Short problem ->
All of the listing below must be repeated word for word. Pictures are the only thing to omit.

Dataset extract ->

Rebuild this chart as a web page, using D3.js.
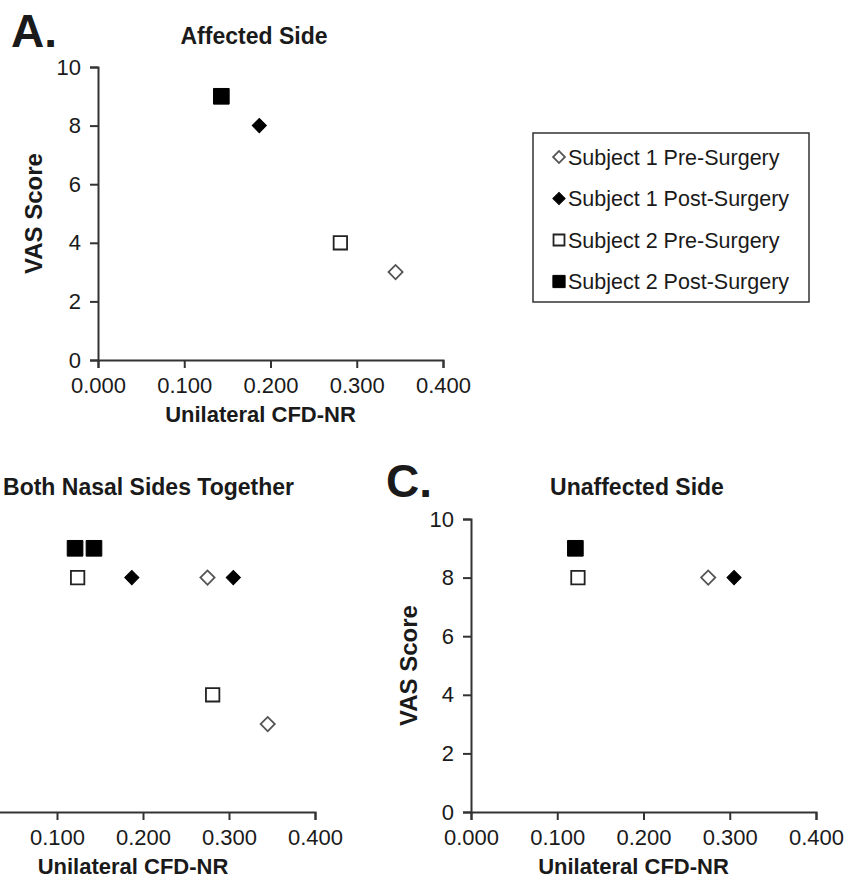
<!DOCTYPE html>
<html><head><meta charset="utf-8">
<script src="https://cdn.jsdelivr.net/npm/d3@7"></script>
<style>body{margin:0;background:#fff}svg{display:block}text{font-family:Arial,"Liberation Sans",sans-serif;fill:#1a1a1a}</style>
</head><body>
<script>
// ---- data ----
const seriesNames = ["Subject 1 Pre-Surgery","Subject 1 Post-Surgery","Subject 2 Pre-Surgery","Subject 2 Post-Surgery"];
const xTicks = [0, 0.1, 0.2, 0.3, 0.4];
const yTicks = [0, 2, 4, 6, 8, 10];
// Panel A: Affected Side  [CFD-NR, VAS]
const affectedS1Pre  = [[0.345, 3]];
const affectedS1Post = [[0.187, 8]];
const affectedS2Pre  = [[0.281, 4]];
const affectedS2Post = [[0.143, 9]];
// Panel B: Both Nasal Sides Together
const bothS1Pre  = [[0.275, 8], [0.345, 3]];
const bothS1Post = [[0.187, 8], [0.305, 8]];
const bothS2Pre  = [[0.124, 8], [0.281, 4]];
const bothS2Post = [[0.121, 9], [0.143, 9]];
// Panel C: Unaffected Side
const unaffS1Pre  = [[0.275, 8]];
const unaffS1Post = [[0.305, 8]];
const unaffS2Pre  = [[0.124, 8]];
const unaffS2Post = [[0.121, 9]];

// ---- drawing ----
const W = 849, H = 880;
const svg = d3.select("body").append("svg").attr("width", W).attr("height", H);

const styles = [
  {type:"diamond", fill:"#fff", stroke:"#555", size:100, lsize:70},
  {type:"diamond", fill:"#000", stroke:"#000", size:100, lsize:75},
  {type:"square",  fill:"#fff", stroke:"#222", size:180, lsize:120},
  {type:"square",  fill:"#000", stroke:"#000", size:245, lsize:150}
];
function drawMarker(g, st, x, y, size){
  g.append("path").attr("d", d3.symbol().type(d3.symbolSquare).size(size)())
   .attr("transform", `translate(${x},${y})` + (st.type==="diamond" ? " rotate(45)" : ""))
   .attr("fill", st.fill).attr("stroke", st.stroke).attr("stroke-width", st.fill==="#fff" ? 1.8 : 1);
}

const panels = [
  {label:"A.", lx:11, ly:47, title:"Affected Side", tx:254, ty:44, anchor:"middle", x0:98, x1:443, y0:360, y1:67,
   showY:true, ylabX:42, data:[affectedS1Pre, affectedS1Post, affectedS2Pre, affectedS2Post]},
  {label:null, title:"Both Nasal Sides Together", tx:294, ty:495, anchor:"end", x0:-29, x1:315, y0:812, y1:519,
   showY:false, data:[bothS1Pre, bothS1Post, bothS2Pre, bothS2Post]},
  {label:"C.", lx:386, ly:497, title:"Unaffected Side", tx:637, ty:495, anchor:"middle", x0:471, x1:816, y0:812, y1:519,
   showY:true, ylabX:417, data:[unaffS1Pre, unaffS1Post, unaffS2Pre, unaffS2Post]}
];

panels.forEach(p => {
  const x = d3.scaleLinear().domain([0, 0.4]).range([p.x0, p.x1]);
  const y = d3.scaleLinear().domain([0, 10]).range([p.y0, p.y1]);
  const g = svg.append("g");
  const fx = d3.format(".3f");
  const xa = g.append("g").attr("transform", `translate(0,${p.y0})`)
    .call(d3.axisBottom(x).tickValues(xTicks)
      .tickFormat(d => (x(d) < 0 ? "" : fx(d))).tickSizeOuter(0).tickSize(8).tickPadding(8));
  const ya = g.append("g").attr("transform", `translate(${p.x0},0)`)
    .call(d3.axisLeft(y).tickValues(yTicks).tickFormat(d => p.showY ? d : "").tickSizeOuter(0).tickSize(8).tickPadding(9));
  [xa, ya].forEach(a => {
    a.select(".domain").attr("stroke", "#333").attr("stroke-width", 2);
    a.selectAll(".tick line").attr("stroke", "#333").attr("stroke-width", 2);
    a.selectAll(".tick text").attr("font-size", 22).attr("font-family", "Arial, 'Liberation Sans', sans-serif").attr("fill", "#222");
  });
  xa.selectAll(".tick text").attr("dy", "0.75em");
  // x label
  g.append("text").attr("x", (p.x0 + p.x1)/2 - 10).attr("y", p.y0 + 62)
    .attr("text-anchor", "middle").attr("font-size", 22).attr("font-weight", "bold").text("Unilateral CFD-NR");
  if (p.showY) {
    g.append("text").attr("transform", `translate(${p.ylabX},${(p.y0+p.y1)/2}) rotate(-90)`)
      .attr("text-anchor", "middle").attr("font-size", 24).attr("font-weight", "bold").text("VAS Score");
  }
  g.append("text").attr("x", p.tx).attr("y", p.ty).attr("text-anchor", p.anchor)
    .attr("font-size", 23).attr("font-weight", "bold").text(p.title);
  if (p.label) {
    g.append("text").attr("x", p.lx).attr("y", p.ly).attr("font-size", 46).attr("font-weight", "bold").text(p.label);
  }
  p.data.forEach((ser, i) => {
    ser.forEach(d => drawMarker(g, styles[i], x(d[0]), y(d[1]), styles[i].size));
  });
});

// legend
const lg = svg.append("g");
lg.append("rect").attr("x", 533).attr("y", 133).attr("width", 276).attr("height", 169)
  .attr("fill", "#fff").attr("stroke", "#333").attr("stroke-width", 1.5);
seriesNames.forEach((n, i) => {
  const yy = 157 + i * 41.5;
  drawMarker(lg, styles[i], 559, yy, styles[i].lsize);
  lg.append("text").attr("x", 568).attr("y", yy).attr("dy", "0.36em").attr("font-size", 21.5).text(n);
});
</script>
</body></html>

Output ->
Rebuild this chart as a web page, using D3.js.
<!DOCTYPE html>
<html><head><meta charset="utf-8">
<script src="https://cdn.jsdelivr.net/npm/d3@7"></script>
<style>body{margin:0;background:#fff}svg{display:block}text{font-family:Arial,"Liberation Sans",sans-serif;fill:#1a1a1a}</style>
</head><body>
<script>
// ---- data ----
const seriesNames = ["Subject 1 Pre-Surgery","Subject 1 Post-Surgery","Subject 2 Pre-Surgery","Subject 2 Post-Surgery"];
const xTicks = [0, 0.1, 0.2, 0.3, 0.4];
const yTicks = [0, 2, 4, 6, 8, 10];
// Panel A: Affected Side  [CFD-NR, VAS]
const affectedS1Pre  = [[0.345, 3]];
const affectedS1Post = [[0.187, 8]];
const affectedS2Pre  = [[0.281, 4]];
const affectedS2Post = [[0.143, 9]];
// Panel B: Both Nasal Sides Together
const bothS1Pre  = [[0.275, 8], [0.345, 3]];
const bothS1Post = [[0.187, 8], [0.305, 8]];
const bothS2Pre  = [[0.124, 8], [0.281, 4]];
const bothS2Post = [[0.121, 9], [0.143, 9]];
// Panel C: Unaffected Side
const unaffS1Pre  = [[0.275, 8]];
const unaffS1Post = [[0.305, 8]];
const unaffS2Pre  = [[0.124, 8]];
const unaffS2Post = [[0.121, 9]];

// ---- drawing ----
const W = 849, H = 880;
const svg = d3.select("body").append("svg").attr("width", W).attr("height", H);

const styles = [
  {type:"diamond", fill:"#fff", stroke:"#555", size:100, lsize:70},
  {type:"diamond", fill:"#000", stroke:"#000", size:100, lsize:75},
  {type:"square",  fill:"#fff", stroke:"#222", size:180, lsize:120},
  {type:"square",  fill:"#000", stroke:"#000", size:245, lsize:150}
];
function drawMarker(g, st, x, y, size){
  g.append("path").attr("d", d3.symbol().type(d3.symbolSquare).size(size)())
   .attr("transform", `translate(${x},${y})` + (st.type==="diamond" ? " rotate(45)" : ""))
   .attr("fill", st.fill).attr("stroke", st.stroke).attr("stroke-width", st.fill==="#fff" ? 1.8 : 1);
}

const panels = [
  {label:"A.", lx:11, ly:47, title:"Affected Side", tx:254, ty:44, anchor:"middle", x0:98, x1:443, y0:360, y1:67,
   showY:true, ylabX:42, data:[affectedS1Pre, affectedS1Post, affectedS2Pre, affectedS2Post]},
  {label:null, title:"Both Nasal Sides Together", tx:294, ty:495, anchor:"end", x0:-29, x1:315, y0:812, y1:519,
   showY:false, data:[bothS1Pre, bothS1Post, bothS2Pre, bothS2Post]},
  {label:"C.", lx:386, ly:497, title:"Unaffected Side", tx:637, ty:495, anchor:"middle", x0:471, x1:816, y0:812, y1:519,
   showY:true, ylabX:417, data:[unaffS1Pre, unaffS1Post, unaffS2Pre, unaffS2Post]}
];

panels.forEach(p => {
  const x = d3.scaleLinear().domain([0, 0.4]).range([p.x0, p.x1]);
  const y = d3.scaleLinear().domain([0, 10]).range([p.y0, p.y1]);
  const g = svg.append("g");
  const fx = d3.format(".3f");
  const xa = g.append("g").attr("transform", `translate(0,${p.y0})`)
    .call(d3.axisBottom(x).tickValues(xTicks)
      .tickFormat(d => (x(d) < 0 ? "" : fx(d))).tickSizeOuter(0).tickSize(8).tickPadding(8));
  const ya = g.append("g").attr("transform", `translate(${p.x0},0)`)
    .call(d3.axisLeft(y).tickValues(yTicks).tickFormat(d => p.showY ? d : "").tickSizeOuter(0).tickSize(8).tickPadding(9));
  [xa, ya].forEach(a => {
    a.select(".domain").attr("stroke", "#333").attr("stroke-width", 2);
    a.selectAll(".tick line").attr("stroke", "#333").attr("stroke-width", 2);
    a.selectAll(".tick text").attr("font-size", 22).attr("font-family", "Arial, 'Liberation Sans', sans-serif").attr("fill", "#222");
  });
  xa.selectAll(".tick text").attr("dy", "0.75em");
  // x label
  g.append("text").attr("x", (p.x0 + p.x1)/2 - 10).attr("y", p.y0 + 62)
    .attr("text-anchor", "middle").attr("font-size", 22).attr("font-weight", "bold").text("Unilateral CFD-NR");
  if (p.showY) {
    g.append("text").attr("transform", `translate(${p.ylabX},${(p.y0+p.y1)/2}) rotate(-90)`)
      .attr("text-anchor", "middle").attr("font-size", 24).attr("font-weight", "bold").text("VAS Score");
  }
  g.append("text").attr("x", p.tx).attr("y", p.ty).attr("text-anchor", p.anchor)
    .attr("font-size", 23).attr("font-weight", "bold").text(p.title);
  if (p.label) {
    g.append("text").attr("x", p.lx).attr("y", p.ly).attr("font-size", 46).attr("font-weight", "bold").text(p.label);
  }
  p.data.forEach((ser, i) => {
    ser.forEach(d => drawMarker(g, styles[i], x(d[0]), y(d[1]), styles[i].size));
  });
});

// legend
const lg = svg.append("g");
lg.append("rect").attr("x", 533).attr("y", 133).attr("width", 276).attr("height", 169)
  .attr("fill", "#fff").attr("stroke", "#333").attr("stroke-width", 1.5);
seriesNames.forEach((n, i) => {
  const yy = 157 + i * 41.5;
  drawMarker(lg, styles[i], 559, yy, styles[i].lsize);
  lg.append("text").attr("x", 568).attr("y", yy).attr("dy", "0.36em").attr("font-size", 21.5).text(n);
});
</script>
</body></html>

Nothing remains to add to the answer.